Return the mixture to the saucepan and cook over medium-low heat, whisking constantly, until it thickens heavily and the first slow bubble breaks through, 3 to 5 minutes. Keep whisking for another 30 seconds so the starch cooks through and loses its raw taste. Take the pan off the heat, whisk in the matcha paste and butter, then pass the cream through a fine sieve. The sieve catches any small lumps; the matcha goes in off the heat so its aroma is not boiled flat.
Scrape the matcha pastry cream into a shallow container and press parchment or plastic wrap directly on the surface. Chill until cold and set, at least 2 hours. The cover prevents a skin, and the cold lets the starch settle into a pipeable cream. When it is cold, whisk it smooth.
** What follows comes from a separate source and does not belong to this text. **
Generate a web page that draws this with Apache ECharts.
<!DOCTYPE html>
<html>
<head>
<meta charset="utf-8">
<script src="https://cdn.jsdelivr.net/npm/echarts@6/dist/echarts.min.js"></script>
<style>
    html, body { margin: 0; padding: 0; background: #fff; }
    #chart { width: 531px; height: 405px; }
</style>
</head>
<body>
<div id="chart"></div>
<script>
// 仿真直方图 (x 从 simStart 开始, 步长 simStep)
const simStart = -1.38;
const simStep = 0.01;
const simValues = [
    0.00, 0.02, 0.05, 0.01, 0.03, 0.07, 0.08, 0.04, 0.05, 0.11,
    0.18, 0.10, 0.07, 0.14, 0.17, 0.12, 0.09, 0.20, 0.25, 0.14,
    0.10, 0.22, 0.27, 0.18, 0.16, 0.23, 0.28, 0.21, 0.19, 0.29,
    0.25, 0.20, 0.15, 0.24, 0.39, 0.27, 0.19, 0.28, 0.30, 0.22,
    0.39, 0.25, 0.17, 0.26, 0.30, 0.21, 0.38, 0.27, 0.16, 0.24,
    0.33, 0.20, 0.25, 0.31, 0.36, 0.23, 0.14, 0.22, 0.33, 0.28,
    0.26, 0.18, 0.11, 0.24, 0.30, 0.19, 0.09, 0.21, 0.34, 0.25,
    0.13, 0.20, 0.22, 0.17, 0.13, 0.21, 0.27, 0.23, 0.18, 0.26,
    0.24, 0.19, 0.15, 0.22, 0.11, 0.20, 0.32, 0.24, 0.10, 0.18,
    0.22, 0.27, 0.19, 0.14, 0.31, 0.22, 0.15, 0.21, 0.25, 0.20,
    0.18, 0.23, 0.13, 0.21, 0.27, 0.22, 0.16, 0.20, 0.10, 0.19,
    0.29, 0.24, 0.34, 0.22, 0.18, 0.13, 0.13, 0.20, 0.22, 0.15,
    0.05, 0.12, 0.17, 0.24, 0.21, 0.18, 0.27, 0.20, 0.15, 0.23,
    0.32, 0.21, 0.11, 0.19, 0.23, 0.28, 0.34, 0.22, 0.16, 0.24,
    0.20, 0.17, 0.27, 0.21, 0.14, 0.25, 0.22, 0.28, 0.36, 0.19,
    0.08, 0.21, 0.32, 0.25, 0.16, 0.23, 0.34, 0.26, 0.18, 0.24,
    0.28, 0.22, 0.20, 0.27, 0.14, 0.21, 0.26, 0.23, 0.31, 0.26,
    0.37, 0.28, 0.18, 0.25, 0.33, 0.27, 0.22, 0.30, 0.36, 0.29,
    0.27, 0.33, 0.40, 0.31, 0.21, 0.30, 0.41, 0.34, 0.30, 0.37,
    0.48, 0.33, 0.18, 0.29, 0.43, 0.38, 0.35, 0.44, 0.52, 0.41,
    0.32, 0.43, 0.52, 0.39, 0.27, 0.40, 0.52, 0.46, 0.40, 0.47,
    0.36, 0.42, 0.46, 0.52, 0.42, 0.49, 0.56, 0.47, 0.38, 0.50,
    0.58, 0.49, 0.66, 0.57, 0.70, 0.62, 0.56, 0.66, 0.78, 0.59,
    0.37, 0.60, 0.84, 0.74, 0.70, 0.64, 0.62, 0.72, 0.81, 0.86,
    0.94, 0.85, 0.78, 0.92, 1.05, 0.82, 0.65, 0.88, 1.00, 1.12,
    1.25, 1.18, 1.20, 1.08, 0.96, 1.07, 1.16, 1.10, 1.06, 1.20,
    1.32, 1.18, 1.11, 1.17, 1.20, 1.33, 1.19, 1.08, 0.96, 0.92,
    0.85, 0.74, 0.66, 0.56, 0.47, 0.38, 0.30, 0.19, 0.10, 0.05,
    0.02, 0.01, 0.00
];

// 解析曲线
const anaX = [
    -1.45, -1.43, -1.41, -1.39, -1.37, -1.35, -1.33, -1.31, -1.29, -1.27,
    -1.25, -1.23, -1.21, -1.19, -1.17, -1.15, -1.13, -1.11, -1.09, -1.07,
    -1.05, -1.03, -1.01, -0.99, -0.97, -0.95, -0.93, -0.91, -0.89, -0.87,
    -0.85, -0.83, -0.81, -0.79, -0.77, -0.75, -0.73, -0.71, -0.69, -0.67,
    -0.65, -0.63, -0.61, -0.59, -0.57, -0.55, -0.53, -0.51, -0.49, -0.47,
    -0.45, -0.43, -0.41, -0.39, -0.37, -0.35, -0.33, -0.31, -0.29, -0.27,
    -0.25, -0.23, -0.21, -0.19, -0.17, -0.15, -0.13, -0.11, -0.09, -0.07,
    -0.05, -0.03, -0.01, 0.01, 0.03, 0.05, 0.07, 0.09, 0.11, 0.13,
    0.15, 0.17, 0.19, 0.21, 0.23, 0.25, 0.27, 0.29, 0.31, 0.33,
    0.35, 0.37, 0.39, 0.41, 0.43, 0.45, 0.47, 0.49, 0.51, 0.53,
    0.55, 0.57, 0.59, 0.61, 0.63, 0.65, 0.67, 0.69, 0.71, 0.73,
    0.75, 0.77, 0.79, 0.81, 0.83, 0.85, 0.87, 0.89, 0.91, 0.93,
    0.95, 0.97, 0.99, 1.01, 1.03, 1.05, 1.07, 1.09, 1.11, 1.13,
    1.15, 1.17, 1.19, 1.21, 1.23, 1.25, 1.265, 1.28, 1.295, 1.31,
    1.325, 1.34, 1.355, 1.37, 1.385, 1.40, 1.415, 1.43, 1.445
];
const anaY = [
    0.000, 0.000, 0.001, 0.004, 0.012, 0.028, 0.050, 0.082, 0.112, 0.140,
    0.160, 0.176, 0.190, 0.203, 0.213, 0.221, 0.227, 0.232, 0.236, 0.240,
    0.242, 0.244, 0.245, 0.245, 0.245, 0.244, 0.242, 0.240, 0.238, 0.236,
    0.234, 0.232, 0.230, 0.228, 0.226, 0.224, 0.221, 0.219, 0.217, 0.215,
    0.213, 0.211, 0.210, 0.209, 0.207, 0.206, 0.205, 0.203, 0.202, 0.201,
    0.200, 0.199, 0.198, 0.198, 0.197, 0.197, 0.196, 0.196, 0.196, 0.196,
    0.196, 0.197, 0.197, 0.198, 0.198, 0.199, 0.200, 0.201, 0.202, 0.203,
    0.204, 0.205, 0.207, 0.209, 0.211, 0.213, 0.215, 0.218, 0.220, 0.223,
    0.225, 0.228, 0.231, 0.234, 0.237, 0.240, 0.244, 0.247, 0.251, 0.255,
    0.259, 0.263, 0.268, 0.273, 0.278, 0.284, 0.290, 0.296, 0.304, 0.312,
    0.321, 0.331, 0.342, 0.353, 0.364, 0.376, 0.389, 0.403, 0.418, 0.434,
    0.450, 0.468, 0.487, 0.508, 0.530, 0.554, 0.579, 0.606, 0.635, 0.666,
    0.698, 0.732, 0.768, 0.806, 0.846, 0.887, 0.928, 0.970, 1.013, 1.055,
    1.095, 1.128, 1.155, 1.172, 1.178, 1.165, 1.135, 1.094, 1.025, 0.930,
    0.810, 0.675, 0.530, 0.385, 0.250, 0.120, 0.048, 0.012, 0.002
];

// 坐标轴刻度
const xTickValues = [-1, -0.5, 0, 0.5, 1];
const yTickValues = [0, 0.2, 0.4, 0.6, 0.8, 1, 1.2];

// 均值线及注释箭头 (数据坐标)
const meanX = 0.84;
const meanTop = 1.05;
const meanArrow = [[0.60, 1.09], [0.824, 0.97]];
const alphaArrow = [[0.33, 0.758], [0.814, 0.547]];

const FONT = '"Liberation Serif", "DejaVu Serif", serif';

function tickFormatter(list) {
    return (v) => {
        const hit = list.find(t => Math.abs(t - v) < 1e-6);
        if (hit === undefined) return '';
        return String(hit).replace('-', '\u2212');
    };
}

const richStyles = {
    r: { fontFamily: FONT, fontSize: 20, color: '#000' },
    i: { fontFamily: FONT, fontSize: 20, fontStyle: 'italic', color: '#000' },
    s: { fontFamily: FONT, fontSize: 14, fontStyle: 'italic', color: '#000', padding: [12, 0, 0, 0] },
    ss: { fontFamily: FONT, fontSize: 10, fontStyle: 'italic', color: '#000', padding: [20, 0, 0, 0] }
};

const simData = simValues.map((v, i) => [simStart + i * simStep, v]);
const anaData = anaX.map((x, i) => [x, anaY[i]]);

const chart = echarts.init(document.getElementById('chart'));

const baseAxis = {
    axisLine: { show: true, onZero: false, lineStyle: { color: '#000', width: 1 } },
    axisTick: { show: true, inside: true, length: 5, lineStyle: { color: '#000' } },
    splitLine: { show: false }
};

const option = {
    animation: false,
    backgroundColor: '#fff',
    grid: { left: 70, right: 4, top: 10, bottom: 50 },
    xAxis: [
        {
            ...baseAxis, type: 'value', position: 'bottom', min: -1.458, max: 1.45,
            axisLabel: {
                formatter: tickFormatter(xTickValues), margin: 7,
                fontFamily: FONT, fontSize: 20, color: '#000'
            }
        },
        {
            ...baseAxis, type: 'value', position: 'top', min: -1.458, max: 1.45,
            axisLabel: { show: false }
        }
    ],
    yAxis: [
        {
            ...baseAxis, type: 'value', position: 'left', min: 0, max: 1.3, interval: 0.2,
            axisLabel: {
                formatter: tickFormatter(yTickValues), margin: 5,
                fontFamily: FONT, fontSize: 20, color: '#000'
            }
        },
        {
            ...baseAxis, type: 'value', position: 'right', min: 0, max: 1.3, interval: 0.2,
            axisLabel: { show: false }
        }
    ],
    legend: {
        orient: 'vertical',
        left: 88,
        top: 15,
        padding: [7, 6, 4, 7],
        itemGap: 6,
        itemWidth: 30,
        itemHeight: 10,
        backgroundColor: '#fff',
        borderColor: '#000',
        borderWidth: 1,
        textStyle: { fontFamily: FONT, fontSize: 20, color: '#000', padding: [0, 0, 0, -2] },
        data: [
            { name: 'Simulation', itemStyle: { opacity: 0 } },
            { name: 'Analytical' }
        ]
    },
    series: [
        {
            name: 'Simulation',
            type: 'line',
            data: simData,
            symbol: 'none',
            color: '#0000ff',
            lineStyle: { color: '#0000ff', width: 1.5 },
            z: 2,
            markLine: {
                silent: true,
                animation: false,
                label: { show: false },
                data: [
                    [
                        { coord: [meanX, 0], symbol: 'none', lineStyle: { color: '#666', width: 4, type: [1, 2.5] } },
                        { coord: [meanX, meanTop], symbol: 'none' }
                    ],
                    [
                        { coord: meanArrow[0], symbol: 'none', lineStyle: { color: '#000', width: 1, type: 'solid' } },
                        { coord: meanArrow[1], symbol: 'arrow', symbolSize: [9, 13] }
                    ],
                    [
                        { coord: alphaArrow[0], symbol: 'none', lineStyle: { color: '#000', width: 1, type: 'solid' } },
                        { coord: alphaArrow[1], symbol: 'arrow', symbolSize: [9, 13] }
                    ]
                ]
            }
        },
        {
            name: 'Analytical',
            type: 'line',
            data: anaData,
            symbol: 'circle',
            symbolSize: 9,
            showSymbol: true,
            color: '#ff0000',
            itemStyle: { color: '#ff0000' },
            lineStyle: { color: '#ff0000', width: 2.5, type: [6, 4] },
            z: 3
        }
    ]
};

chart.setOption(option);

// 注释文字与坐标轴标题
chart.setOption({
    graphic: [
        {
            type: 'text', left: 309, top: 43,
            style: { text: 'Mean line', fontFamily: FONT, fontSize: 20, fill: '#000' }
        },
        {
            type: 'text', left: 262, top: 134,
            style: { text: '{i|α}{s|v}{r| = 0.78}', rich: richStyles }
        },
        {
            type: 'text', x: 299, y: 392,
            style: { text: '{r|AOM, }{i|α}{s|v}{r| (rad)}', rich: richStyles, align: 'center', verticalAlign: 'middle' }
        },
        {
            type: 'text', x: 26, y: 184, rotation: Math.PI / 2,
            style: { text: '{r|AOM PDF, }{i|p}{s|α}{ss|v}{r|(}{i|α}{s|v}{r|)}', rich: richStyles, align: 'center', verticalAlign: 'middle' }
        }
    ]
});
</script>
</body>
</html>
Whip the heavy cream to soft peaks and fold it in in two additions, gently, so the filling becomes light without losing the tea's faint bitterness.
Heat the oven to 200°C or 400°F and line a baking sheet with parchment. Put the water, 60ml milk, 75g butter, 1 teaspoon sugar, and 1/4 teaspoon salt in a heavy saucepan. Bring it to a full boil, with the butter completely melted. The liquid must be hot enough to hydrate the flour all at once; lukewarm liquid makes a paste that turns heavy.
Add the all-purpose flour all at once and stir hard with a stiff spatula or wooden spoon. The dough will look rough, then gather into a smooth ball. Keep cooking over medium-low heat for 2 to 3 minutes, pressing and turning it, until it pulls cleanly from the pan, leaves a thin film on the bottom, and smells faintly of cooked flour. This drying is the choux grammar: it drives off excess water so the dough can take in the eggs without turning loose.
Move the hot dough to a bowl and let it cool for 5 minutes, just until it is warm rather than hot, so the eggs do not cook on contact. Beat in the eggs a little at a time. After the third egg, slow down and add the rest spoon by spoon. Stop when the dough is glossy and falls from the spatula in a thick V-shaped ribbon that holds its line for a moment. Eggs differ in size, and the dough knows better than the measuring cup: too little egg gives a tight shell, too much gives a flat one.
Spoon the dough into a piping bag fitted with a 1cm round tip. Pipe 10 mounds, about 5 to 6cm across, leaving space between them. Smooth any sharp peaks with a wet fingertip. Peaks brown before the rest of the shell, and spacing gives each puff room to rise instead of leaning into its neighbor.
Bake at 200°C or 400°F for 15 minutes. Without opening the oven, lower the heat to 180°C or 350°F and bake 15 to 18 minutes more, until the shells are deep golden, light in the hand, and dry in the cracks. Turn off the oven, crack the door, and leave them inside for 10 minutes. The first heat sets the outside before the expanding water escapes; the lower finish dries the walls so they stay crisp.
Poke a small hole in each shell to release trapped moisture, then cool the shells completely on a rack. Cut off the top third of each puff, pipe in the cold matcha cream, and replace the cap slightly askew so the green filling shows. Dust lightly with confectioners' sugar and, if you like, the smallest sifted touch of matcha. Fill close to serving time. A warm shell melts the cream, and a filled shell softens as custard meets pastry, which is nature, not failure.